The Yetagun gas field is an offshore gas field in the Andaman Sea. Following the Yadana project, the US$700 million Yetagun ("waterfall") project was the second natural gas offshore project in Myanmar.

The Yetagun gas field contained a reserve estimated at 3.2 trillion cubic feet (91 billion cubic metres). In 2000, the production started at 200 million cubic feet per day (5.7 million cubic metres per day) and could go up to 300 million cubic feet per day (8.5 million cubic metres per day). It travels through a 169-mile (272 km), 24-inch (610 mm) diameter pipeline to Thailand. About 140 miles (230 km) of the pipelines is undersea, and the rest of it is onshore, where it links with the Yadana pipeline. Also, Yetagun could produce eight to nine thousand barrels of gas condensate per day.

The Yetagun gas field was a joint venture between Texaco (50%), Premier Oil (30%), and Nippon Oil (20%). After Texaco withdrew in 1997 and Premier Oil withdrew in 2002, Petronas became the operator.

In 2008, the Yetagun gas pipeline had a problem with leaking, causing a loss of 400-500 million cubic feet per day (cfd) to Thailand.

In 2011, a helicopter hired by Petronas to work at Yetagun crashed in the Andaman Sea, killing 3 people while 11 people survived.
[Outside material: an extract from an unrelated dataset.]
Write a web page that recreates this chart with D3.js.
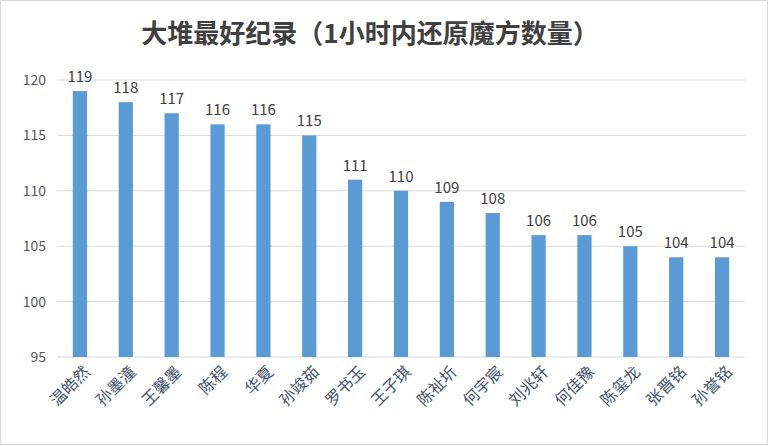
<!DOCTYPE html><html><head><meta charset="utf-8"><script src="https://cdn.jsdelivr.net/npm/d3@7"></script>
<style>body{margin:0;background:#fff}</style></head><body><svg id="c" width="768" height="445"></svg><script>
const names=["温皓然","孙墨潼","王馨墨","陈程","华夏","孙竣茹","罗书玉","王子琪","陈祉圻","何宇宸","刘兆轩","何佳豫","陈玺龙","张晋铭","孙誉铭"];
const values=[119,118,117,116,116,115,111,110,109,108,106,106,105,104,104];
const ticks=[95,100,105,110,115,120];
const svg=d3.select("#c");
svg.append("rect").attr("x",0.5).attr("y",0.5).attr("width",767).attr("height",444).attr("fill","#fff").attr("stroke","#d9d9d9");
const m={l:57,r:745,t:80,b:357};
const x=d3.scaleBand().domain(names).range([m.l,m.r]).paddingInner(0.69).paddingOuter(0.345);
const y=d3.scaleLinear().domain([95,120]).range([m.b,m.t]);
const f="'Noto Sans CJK SC','Noto Sans',sans-serif";
svg.append("g").selectAll("line").data(ticks).join("line").attr("x1",m.l).attr("x2",m.r).attr("y1",d=>y(d)).attr("y2",d=>y(d)).attr("stroke","#d9d9d9");
svg.append("g").selectAll("text").data(ticks).join("text").attr("x",46).attr("y",d=>y(d)+5).attr("text-anchor","end").attr("font-family",f).attr("font-size",14).attr("fill","#595959").text(d=>d);
svg.append("g").selectAll("rect").data(values).join("rect").attr("x",(d,i)=>x(names[i])).attr("width",x.bandwidth()).attr("y",d=>y(d)).attr("height",d=>y(95)-y(d)).attr("fill","#5b9bd5");
svg.append("g").selectAll("text").data(values).join("text").attr("x",(d,i)=>x(names[i])+x.bandwidth()/2).attr("y",d=>y(d)-9).attr("text-anchor","middle").attr("font-family",f).attr("font-size",15).attr("fill","#404040").text(d=>d);
svg.append("g").selectAll("text").data(names).join("text").attr("transform",d=>`translate(${x(d)+x.bandwidth()/2+7},${m.b+12}) rotate(-45)`).attr("text-anchor","end").attr("dy","0.35em").attr("font-family",f).attr("font-size",16).attr("fill","#44546a").text(d=>d);
svg.append("text").attr("x",370).attr("y",43).attr("text-anchor","middle").attr("font-family",f).attr("font-size",26).attr("font-weight","bold").attr("fill","#404040").text("大堆最好纪录（1小时内还原魔方数量）");
</script></body></html>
Some controversy exists regarding the Yetagun (and Yadana) pipeline since some of the profits go to the Burmese government which has a poor human rights record. Also, the main export pipeline runs through an area associated with the Mon and Karen ethnic minorities. There have also been reports of forced labor to build a railway to the pipeline terminus. Furthermore, some are concerned about the environmental impact the pipelines will have on forests.

Though Texaco sold its shares for ostensibly commercial reasons, some believe that the US government’s sanctions on investments in Burma contributed to their withdrawal. Similarly in 2002, when Premier withdrew, activists claimed victory in a 10-year-long campaign against the company’s activity, whereas Premier insisted it pulled out due to commercial interests.